Editors Select, March 2017 - Space is huge right now. Well, it's always huge, but it's like really big at the moment. While The Wanderers is being billed as a cross between The Martian and Station Eleven, it is really unlike any other space odyssey. It follows three astronauts and their families during a 17-month-long Mars voyage simulation. But as the astronauts become engulfed in the complexities of their expedition, the line between reality and simulation starts to blur. Meg Howrey uses this uncertainty to drive a delicious psychological tension into and between her diverse and intricate characters, and narrator Mozhan Marno exacerbates that tension with a composed, refined, and eerily calm tone of voice. The Wanderers then ends up exploring the boundaries of familial obligation and personal relationships as much as it does those of the final frontier. And the performance lands with precision, delivering a uniquely awe-inspiring glimpse of humanity at a distance and way up close.—Michael, Audible Editor

Publisher's Summary

Station Eleven meets The Martian in this brilliantly inventive novel about three astronauts training for the first-ever mission to Mars, an experience that will push the boundary between real and unreal, test their relationships, and leave each of them - and their families - changed forever.

In an age of space exploration, we search to find ourselves.
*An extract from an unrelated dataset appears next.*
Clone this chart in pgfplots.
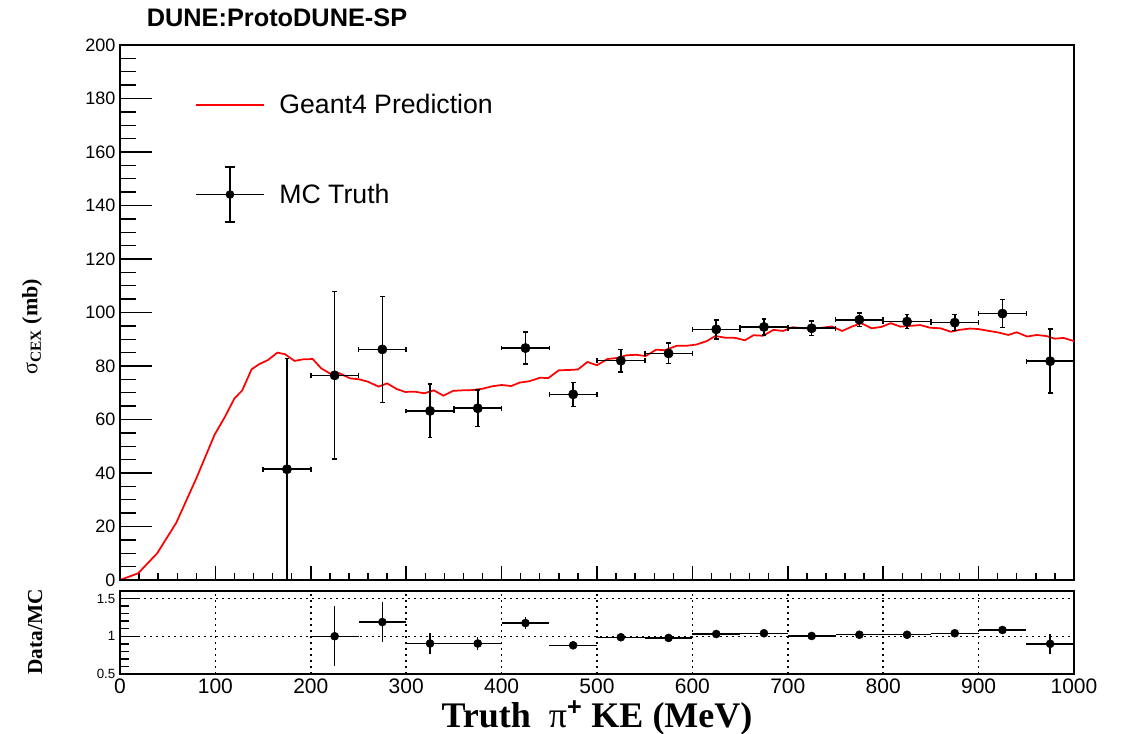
\documentclass[border=0pt]{standalone}
\usepackage{fontspec}
\setmainfont{Liberation Serif}
\newfontfamily\arial{Liberation Sans}
\usepackage{pgfplots}
\pgfplotsset{compat=1.18}
\pgfplotstableread{
x ey y
0 0 0
19 0 2.5
39 0 10
59 0 21.4
80 0 38
99 0 54.2
110 0 61
120 0 67.9
128 0 70.8
138 0 78.8
146 0 80.7
155 0 82.2
165 0 85
173 0 84.4
183 0 81.9
192 0 82.5
202 0 82.6
211 0 79.1
221 0 77
230 0 77.3
241 0 75.4
251 0 75
260 0 74.1
271 0 72.3
280 0 73.5
290 0 71.4
299 0 70.3
309 0 70.4
319 0 69.8
329 0 70.9
339 0 68.9
349 0 70.7
359 0 70.9
370 0 71
380 0 71.5
390 0 72.4
400 0 72.9
410 0 72.5
419 0 73.8
429 0 74.3
440 0 75.6
449 0 75.5
460 0 78.4
470 0 78.5
480 0 78.7
490 0 81.5
500 0 80.3
511 0 82.6
521 0 83
531 0 84
541 0 84.2
551 0 83.7
562 0 86.1
571 0 85.9
584 0 87.6
595 0 87.6
604 0 88
615 0 89.3
624 0 91.2
634 0 90.6
645 0 90.5
655 0 89.6
664 0 91.5
674 0 91.3
685 0 93.5
695 0 93.1
705 0 94.5
716 0 94.1
726 0 94
736 0 94.3
746 0 94.8
757 0 93.1
767 0 94.7
777 0 96
788 0 94.1
798 0 94.6
808 0 96
818 0 94.7
828 0 95
839 0 95.3
849 0 94.3
860 0 94.1
871 0 92.8
880 0 93.5
891 0 94
900 0 93.8
911 0 93.1
921 0 92.5
931 0 91.6
940 0 92.6
951 0 91
961 0 91.6
971 0 91.2
980 0 90.2
989 0 90.5
1000 0 89.3
}\geant
\pgfplotstableread{
x y ex ey
175 41.4 25 41.4
225 76.5 25 31.3
275 86.2 25 19.8
325 63.2 25 10.0
375 64.2 25 6.8
425 86.7 25 6.0
475 69.4 25 4.5
525 82.0 25 4.2
575 84.7 25 3.8
625 93.7 25 3.5
675 94.6 25 3.0
725 94.1 25 2.7
775 97.3 25 2.6
825 96.6 25 2.6
875 96.2 25 3.0
925 99.6 25 5.2
975 81.8 25 12.0
}\mctruth
\pgfplotstableread{
x y ex ey
225 1.000 25 0.40
275 1.188 25 0.27
325 0.904 25 0.14
375 0.904 25 0.09
425 1.175 25 0.075
475 0.880 25 0.03
525 0.987 25 0.02
575 0.978 25 0.02
625 1.030 25 0.02
675 1.040 25 0.02
725 1.004 25 0.02
775 1.020 25 0.02
825 1.020 25 0.02
875 1.040 25 0.02
925 1.083 25 0.03
975 0.900 25 0.13
}\ratio
\begin{document}
\begin{tikzpicture}[x=1pt,y=1pt]
\useasboundingbox (-90,-115.5) rectangle (751.5,435);
% ---------- top panel: frame, x ticks, data, legend
\begin{axis}[
  at={(0pt,0pt)}, anchor=south west,
  scale only axis, width=715.5pt, height=401.25pt,
  xmin=0, xmax=1000, ymin=0, ymax=200,
  axis line style={line width=1.5pt},
  xtick={0,100,...,1000}, minor x tick num=4, xticklabels=\empty,
  ytick=\empty,
  tick pos=left, tick align=inside,
  major tick length=10.5pt, minor tick length=5.25pt,
  every tick/.style={line width=1.1pt, black},
  title={DUNE:ProtoDUNE-SP},
  every axis title shift=0pt,
  title style={at={(axis description cs:0.1646,1.0505)}, anchor=center, yshift=0pt, font=\arial\bfseries\fontsize{19}{22}\selectfont},
  legend style={draw=none, fill=none, at={(axis description cs:0.0786,0.908)}, anchor=north west,
    font=\arial\fontsize{20}{24}\selectfont, row sep=38pt, column sep=11pt, inner sep=0pt,
    nodes={inner sep=0pt}},
  legend cell align=left,
]
\addplot[red, line width=1.3pt, mark=none,
  legend image code/.code={\draw[red, line width=1pt] (0pt,0pt) -- (51pt,0pt);}]
  table[x=x, y=y] {\geant};
\addlegendentry{Geant4 Prediction}
\addplot[black, only marks, mark=*, mark size=3.5pt,
  legend image code/.code={
    \draw[black, line width=1.1pt] (0pt,0pt) -- (51pt,0pt);
    \draw[black, line width=1.1pt] (25.5pt,-20.5pt) -- (25.5pt,20.5pt);
    \draw[black, line width=1.1pt] (21.75pt,-20.5pt) -- (29.25pt,-20.5pt);
    \draw[black, line width=1.1pt] (21.75pt,20.5pt) -- (29.25pt,20.5pt);
    \fill[black] (25.5pt,0pt) circle (3pt);},
  error bars/.cd, x dir=both, x explicit, y dir=both, y explicit,
  error bar style={line width=1.2pt, black},
  error mark options={rotate=90, mark size=1.8pt, line width=1.2pt, black}]
  table[x=x, y=y, x error=ex, y error=ey] {\mctruth};
\addlegendentry{MC Truth}
\end{axis}
% ---------- top panel: y ticks and labels
\begin{axis}[
  at={(0pt,0pt)}, anchor=south west,
  scale only axis, width=715.5pt, height=401.25pt,
  xmin=0, xmax=1000, ymin=0, ymax=200,
  axis line style={draw=none},
  xtick=\empty,
  ytick={0,20,...,200}, minor y tick num=3,
  tick pos=left, tick align=inside,
  major tick length=24pt, minor tick length=12pt,
  every tick/.style={line width=1.1pt, black},
  /pgf/number format/assume math mode=true,
  yticklabel style={font=\arial\fontsize{13.5}{16}\selectfont},
  ylabel={σ\textsubscript{\textbf{CEX}} \textbf{(mb)}},
  ylabel style={at={(axis description cs:-0.0922,0.473)}, anchor=center, rotate=0, font=\fontsize{16.5}{19}\selectfont},
]
\end{axis}
% ---------- ratio panel
\begin{axis}[
  at={(0pt,-8.25pt)}, anchor=north west,
  scale only axis, width=715.5pt, height=62.25pt,
  xmin=0, xmax=1000, ymin=0.5, ymax=1.6,
  axis line style={line width=1.5pt},
  xtick={0,100,...,1000}, ytick={0.5,1,1.5}, minor y tick num=4,
  tick pos=left, tick align=inside,
  major tick length=14pt, minor tick length=7pt,
  every tick/.style={line width=1.1pt, black},
  xtick style={draw=none},
  grid=major, grid style={black, line width=1.1pt, dash pattern=on 1.2pt off 3.3pt},
  /pgf/number format/assume math mode=true,
  /pgf/number format/1000 sep={},
  xticklabel style={font=\arial\fontsize{15.75}{18}\selectfont},
  yticklabel style={font=\arial\fontsize{10}{12}\selectfont},
  xlabel={\textbf{Truth\ \ {\mdseries π}\textsuperscript{\arial\bfseries +} KE (MeV)}},
  xlabel style={at={(axis description cs:0.5,-0.645)}, anchor=base, font=\fontsize{27}{30}\selectfont},
  ylabel={\textbf{Data/MC}},
  ylabel style={at={(axis description cs:-0.089,0.506)}, anchor=center, font=\fontsize{16}{19}\selectfont},
]
\addplot[black, only marks, mark=*, mark size=3pt,
  error bars/.cd, x dir=both, x explicit, y dir=both, y explicit,
  error bar style={line width=1.1pt, black}, error mark=none]
  table[x=x, y=y, x error=ex, y error=ey] {\ratio};
\end{axis}
\end{tikzpicture}
\end{document}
In four years aerospace giant Prime Space will put the first humans on Mars. Helen Kane, Yoshihiro Tanaka, and Sergei Kuznetsov must prove they're the crew for the historic voyage by spending 17 months in the most realistic simulation ever created. Constantly observed by Prime Space's team of "Obbers", Helen, Yoshi, and Sergei must appear ever in control. But as their surreal pantomime progresses, each soon realizes that the complications of inner space are no less fraught than those of outer space. The borders between what is real and unreal begin to blur, and each astronaut is forced to confront demons past and present, even as they struggle to navigate their increasingly claustrophobic quarters - and each other.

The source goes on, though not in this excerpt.